As he left for a business conference in Arizona recently, Siamak Masoudi grabbed a stack of his business cards. The vice president of HealthEZ, a health benefits administration firm in Bloomington, wanted the cards even though his smart phone has an app that enables him to trade all of his contact information simply by tapping it against a similarly equipped device.
"It's pretty cool," said Masoudi, whose fascination with computerized gadgets dates to when he minored in computer science 30 years ago at the University of Minnesota.
But it's not so cool that he, like many other people, is willing to give up his printed cards.

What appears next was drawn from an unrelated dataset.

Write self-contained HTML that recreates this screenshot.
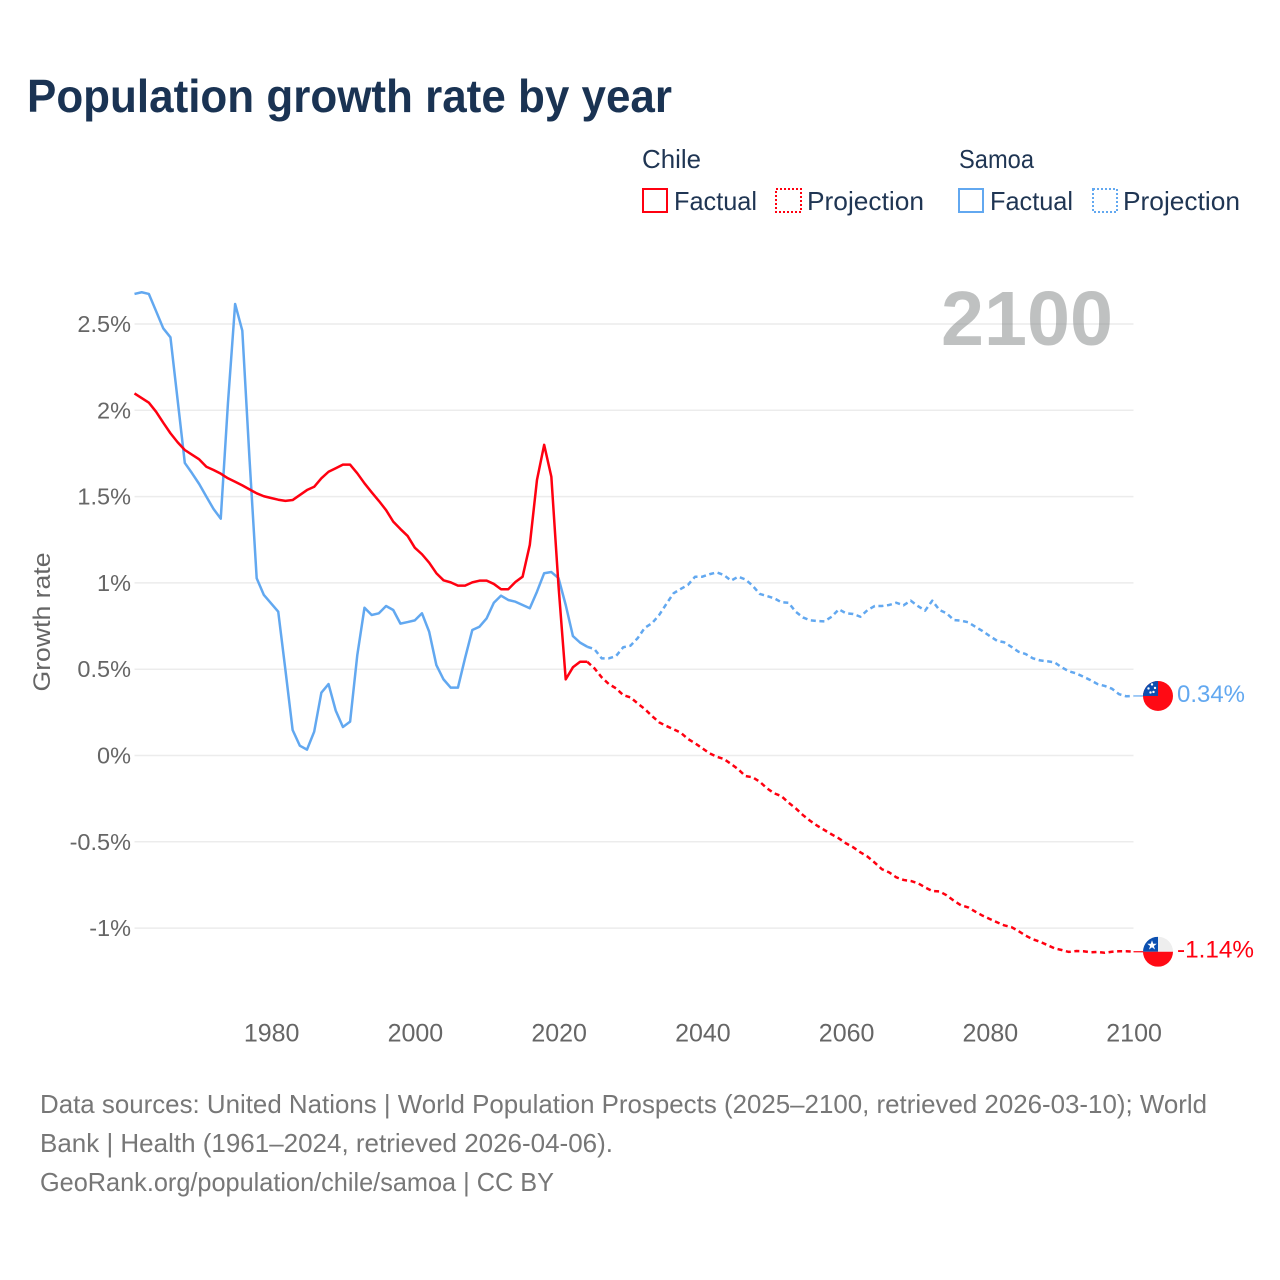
<!DOCTYPE html>
<html lang="en">
<head>
<meta charset="utf-8">
<title>Population growth rate by year</title>
<style>
  html, body { margin: 0; padding: 0; background: #ffffff; }
  svg { display: block; font-family: "Liberation Sans", sans-serif; }
</style>
</head>
<body>
<svg id="chart" xmlns="http://www.w3.org/2000/svg" width="1280" height="1280" viewBox="0 0 1280 1280">
  <defs>
    <clipPath id="chile-clip"><circle cx="1158" cy="951" r="15"></circle></clipPath>
    <clipPath id="samoa-clip"><circle cx="1158" cy="696" r="15"></circle></clipPath>
  </defs>
  <rect x="0" y="0" width="1280" height="1280" fill="#ffffff"></rect>

  <text x="27" y="112" font-size="46" font-weight="700" fill="#1a3353" textLength="645" lengthAdjust="spacingAndGlyphs">Population growth rate by year</text>

  <g font-size="26" fill="#1f3553">
    <text x="642" y="168" textLength="59" lengthAdjust="spacingAndGlyphs">Chile</text>
    <rect x="643" y="189" width="24" height="23" fill="none" stroke="#ff0010" stroke-width="2"></rect>
    <text x="674" y="210" textLength="83" lengthAdjust="spacingAndGlyphs">Factual</text>
    <rect x="776" y="189" width="25" height="23" fill="none" stroke="#ff0010" stroke-width="2" stroke-dasharray="2 2"></rect>
    <text x="807" y="210" textLength="117" lengthAdjust="spacingAndGlyphs">Projection</text>
    <text x="959" y="168" textLength="75" lengthAdjust="spacingAndGlyphs">Samoa</text>
    <rect x="959" y="189" width="24" height="23" fill="none" stroke="#62a8f0" stroke-width="2"></rect>
    <text x="990" y="210" textLength="83" lengthAdjust="spacingAndGlyphs">Factual</text>
    <rect x="1093" y="189" width="24" height="23" fill="none" stroke="#62a8f0" stroke-width="2" stroke-dasharray="2 2"></rect>
    <text x="1123" y="210" textLength="117" lengthAdjust="spacingAndGlyphs">Projection</text>
  </g>

  <g id="grid-layer"></g>
  <g id="y-tick-layer" font-size="23.5" fill="#666666" text-anchor="end"></g>
  <g id="x-tick-layer" font-size="25" fill="#666666" text-anchor="middle"></g>

  <text transform="translate(50,622) rotate(-90)" text-anchor="middle" font-size="24" fill="#666666" textLength="139" lengthAdjust="spacingAndGlyphs">Growth rate</text>

  <text x="941" y="345" font-size="77" font-weight="700" fill="#808484" fill-opacity="0.5" textLength="172" lengthAdjust="spacingAndGlyphs">2100</text>

  <g id="series-layer"></g>

  <g id="chile-marker">
    <g clip-path="url(#chile-clip)">
      <rect x="1143" y="936" width="30" height="15" fill="#eeeeee"></rect>
      <rect x="1143" y="936" width="15" height="15" fill="#0b4fb0"></rect>
      <rect x="1143" y="951" width="30" height="15" fill="#ff0a14"></rect>
      <polygon points="1152,939.5 1153.2,943 1156.8,943 1153.9,945.2 1155,948.7 1152,946.5 1149,948.7 1150.1,945.2 1147.2,943 1150.8,943" fill="#ffffff"></polygon>
    </g>
  </g>
  <g id="samoa-marker">
    <g clip-path="url(#samoa-clip)">
      <rect x="1143" y="681" width="30" height="30" fill="#ff0a14"></rect>
      <rect x="1143" y="681" width="15" height="15" fill="#0b4fb0"></rect>
      <g fill="#ffffff">
        <circle cx="1152" cy="684.5" r="1.2"></circle>
        <circle cx="1155" cy="688" r="1.2"></circle>
        <circle cx="1148.5" cy="688.5" r="1.2"></circle>
        <circle cx="1153.5" cy="692" r="1.2"></circle>
        <circle cx="1150.5" cy="692.5" r="1.2"></circle>
      </g>
    </g>
  </g>

  <text id="samoa-end-label" x="1177" y="702" font-size="24" fill="#62a8f0" textLength="68" lengthAdjust="spacingAndGlyphs">0.34%</text>
  <text id="chile-end-label" x="1177" y="957" font-size="24" fill="#ff0010" textLength="77" lengthAdjust="spacingAndGlyphs">-1.14%</text>

  <g font-size="26" fill="#777777">
    <text x="40" y="1113" textLength="1167" lengthAdjust="spacingAndGlyphs">Data sources: United Nations | World Population Prospects (2025–2100, retrieved 2026-03-10); World</text>
    <text x="40" y="1152" textLength="573" lengthAdjust="spacingAndGlyphs">Bank | Health (1961–2024, retrieved 2026-04-06).</text>
    <text x="40" y="1191" textLength="514" lengthAdjust="spacingAndGlyphs">GeoRank.org/population/chile/samoa | CC BY</text>
  </g>
</svg>

<script>
const factualStartYear = 1961;
const projectionStartYear = 2024;

const chileFactual = [2.098,2.071,2.044,1.992,1.928,1.867,1.815,1.77,1.743,1.716,1.673,1.654,1.633,1.606,1.586,1.565,1.542,1.519,1.502,1.492,1.482,1.475,1.48,1.509,1.538,1.557,1.606,1.644,1.664,1.685,1.685,1.635,1.577,1.525,1.475,1.422,1.355,1.312,1.272,1.204,1.166,1.117,1.056,1.015,1.003,0.984,0.984,1.003,1.013,1.013,0.994,0.963,0.963,1.005,1.036,1.22,1.596,1.8,1.615,0.98,0.441,0.511,0.543,0.543];
const chileProjection = [0.543,0.505,0.453,0.414,0.389,0.35,0.337,0.302,0.269,0.229,0.192,0.171,0.152,0.132,0.096,0.071,0.042,0.013,-0.007,-0.02,-0.049,-0.08,-0.119,-0.126,-0.152,-0.19,-0.219,-0.235,-0.273,-0.306,-0.345,-0.378,-0.407,-0.432,-0.457,-0.48,-0.509,-0.532,-0.561,-0.586,-0.621,-0.659,-0.677,-0.706,-0.721,-0.727,-0.74,-0.764,-0.785,-0.787,-0.81,-0.841,-0.868,-0.88,-0.905,-0.928,-0.947,-0.966,-0.984,-0.994,-1.017,-1.044,-1.065,-1.079,-1.098,-1.117,-1.127,-1.138,-1.133,-1.134,-1.14,-1.138,-1.143,-1.137,-1.134,-1.134,-1.137];

const samoaFactual = [2.674,2.684,2.674,2.575,2.475,2.423,2.06,1.695,1.636,1.573,1.5,1.428,1.372,2.04,2.616,2.461,1.72,1.027,0.93,0.882,0.833,0.495,0.148,0.057,0.034,0.138,0.364,0.414,0.26,0.165,0.196,0.582,0.856,0.814,0.824,0.866,0.843,0.764,0.773,0.783,0.824,0.717,0.524,0.441,0.393,0.393,0.565,0.727,0.746,0.795,0.885,0.926,0.901,0.891,0.872,0.853,0.949,1.056,1.063,1.027,0.872,0.692,0.654,0.63];
const samoaProjection = [0.63,0.616,0.563,0.563,0.576,0.627,0.636,0.679,0.74,0.766,0.814,0.878,0.94,0.965,0.988,1.036,1.036,1.05,1.061,1.046,1.013,1.036,1.02,0.984,0.936,0.924,0.911,0.888,0.885,0.833,0.8,0.783,0.779,0.777,0.804,0.847,0.824,0.82,0.804,0.843,0.866,0.866,0.872,0.885,0.87,0.897,0.866,0.839,0.897,0.843,0.824,0.785,0.781,0.772,0.746,0.721,0.692,0.665,0.656,0.63,0.601,0.588,0.563,0.551,0.546,0.54,0.511,0.488,0.476,0.457,0.437,0.414,0.403,0.387,0.355,0.343,0.345];

const yTickValues = [-1,-0.5,0,0.5,1,1.5,2,2.5];
const yTickLabels = ["-1%","-0.5%","0%","0.5%","1%","1.5%","2%","2.5%"];
const xTickValues = [1980,2000,2020,2040,2060,2080,2100];
const xTickLabels = ["1980","2000","2020","2040","2060","2080","2100"];

const SVG_NS = "http://www.w3.org/2000/svg";
const plotLeft = 134.5, plotRight = 1133.5, yearMin = 1961, yearMax = 2100;
const zeroY = 755.5, pxPerUnit = 172.6;

function xScale(year) {
  return plotLeft + (year - yearMin) * (plotRight - plotLeft) / (yearMax - yearMin);
}
function yScale(value) {
  return zeroY - value * pxPerUnit;
}
function make(tag, attrs, parent) {
  const el = document.createElementNS(SVG_NS, tag);
  Object.keys(attrs).forEach(function (k) { el.setAttribute(k, attrs[k]); });
  parent.appendChild(el);
  return el;
}
function linePath(values, startYear) {
  return values.map(function (v, i) {
    return (i ? "L" : "M") + xScale(startYear + i).toFixed(2) + " " + yScale(v).toFixed(2);
  }).join(" ");
}

const gridLayer = document.getElementById("grid-layer");
const yTickLayer = document.getElementById("y-tick-layer");
const xTickLayer = document.getElementById("x-tick-layer");
const seriesLayer = document.getElementById("series-layer");

yTickValues.forEach(function (v, i) {
  const line = make("line", { x1: plotLeft, x2: plotRight, y1: yScale(v), y2: yScale(v), stroke: "#ececec", "stroke-width": 1.5 }, gridLayer);
  
  
  const label = make("text", { x: 131, y: yScale(v) + 8 }, yTickLayer);
  
  
  label.textContent = yTickLabels[i];
});

xTickValues.forEach(function (year, i) {
  const label = make("text", { x: xScale(year) + 0.6, y: 1041.5 }, xTickLayer);
  
  
  label.textContent = xTickLabels[i];
});

const chileColor = "#ff0010";
const samoaColor = "#62a8f0";
const lineWidth = 2.5;
const dashPattern = "5 3.6";

const samoaFactualLine = make("path", { d: linePath(samoaFactual, factualStartYear), fill: "none", stroke: samoaColor, "stroke-width": lineWidth, "stroke-linejoin": "round" }, seriesLayer);



const samoaProjectionLine = make("path", { d: linePath(samoaProjection, projectionStartYear), fill: "none", stroke: samoaColor, "stroke-width": lineWidth, "stroke-dasharray": dashPattern, "stroke-linejoin": "round" }, seriesLayer);



const chileFactualLine = make("path", { d: linePath(chileFactual, factualStartYear), fill: "none", stroke: chileColor, "stroke-width": lineWidth, "stroke-linejoin": "round" }, seriesLayer);



const chileProjectionLine = make("path", { d: linePath(chileProjection, projectionStartYear), fill: "none", stroke: chileColor, "stroke-width": lineWidth, "stroke-dasharray": dashPattern, "stroke-linejoin": "round" }, seriesLayer);



const samoaEndY = yScale(samoaProjection[samoaProjection.length - 1]);
const chileEndY = yScale(chileProjection[chileProjection.length - 1]);

const samoaConnector = make("line", { x1: plotRight, x2: plotRight + 10, y1: samoaEndY, y2: samoaEndY, stroke: samoaColor, "stroke-width": 1.2 }, seriesLayer);



const chileConnector = make("line", { x1: plotRight, x2: plotRight + 10, y1: chileEndY, y2: chileEndY, stroke: chileColor, "stroke-width": 1.2 }, seriesLayer);



// Markers and their labels follow the last projected value.
document.getElementById("chile-marker").setAttribute("transform", "translate(0," + (chileEndY - 951) + ")");
document.getElementById("samoa-marker").setAttribute("transform", "translate(0," + (samoaEndY - 696) + ")");
document.getElementById("chile-end-label").setAttribute("y", chileEndY + 6);
document.getElementById("samoa-end-label").setAttribute("y", samoaEndY + 6);
</script>
</body>
</html>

Although technological advances such as e-mailed digital calling cards, web-based networking programs and scannable bar and QR codes -- those funky printed boxes that look like tiny, high-tech mazes -- have led many observers to predict that the old-fashioned, printed business card is going to join the three-martini lunch and steno pool as business-world relics, it hasn't happened. According to printing industry statistics, 10 billion of the cards are printed a year. (The real estate business leads in their use.)
While many people predict that the day is coming in which business cards will disappear -- Masoudi among them -- the physical cards remain a viable and important business tool.

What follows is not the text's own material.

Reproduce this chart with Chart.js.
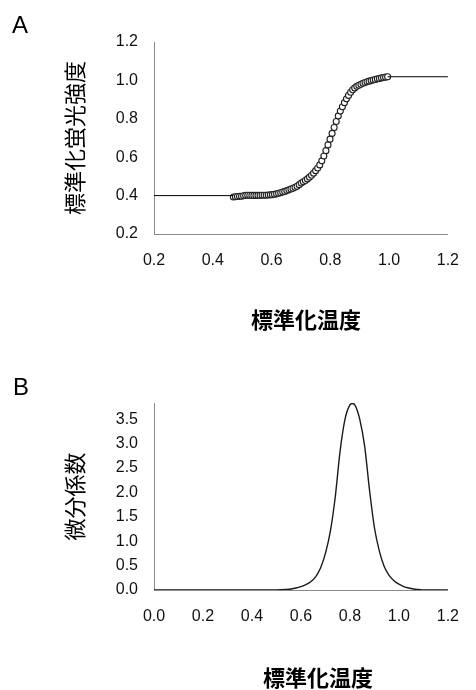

Handling the cards "creates a memory of the physical image of the person you just met," Masoudi said. "You can use your cellphone to take a picture of the person, but that's kind of awkward."
Exchanging cards also spares participants from the potential embarrassment of one person having to turn down the other's offer to swap electronic info, said John Purdy, a communication professor at the University of St. Thomas.
You can politely trade cards and then decide later which ones to keep and which to throw away.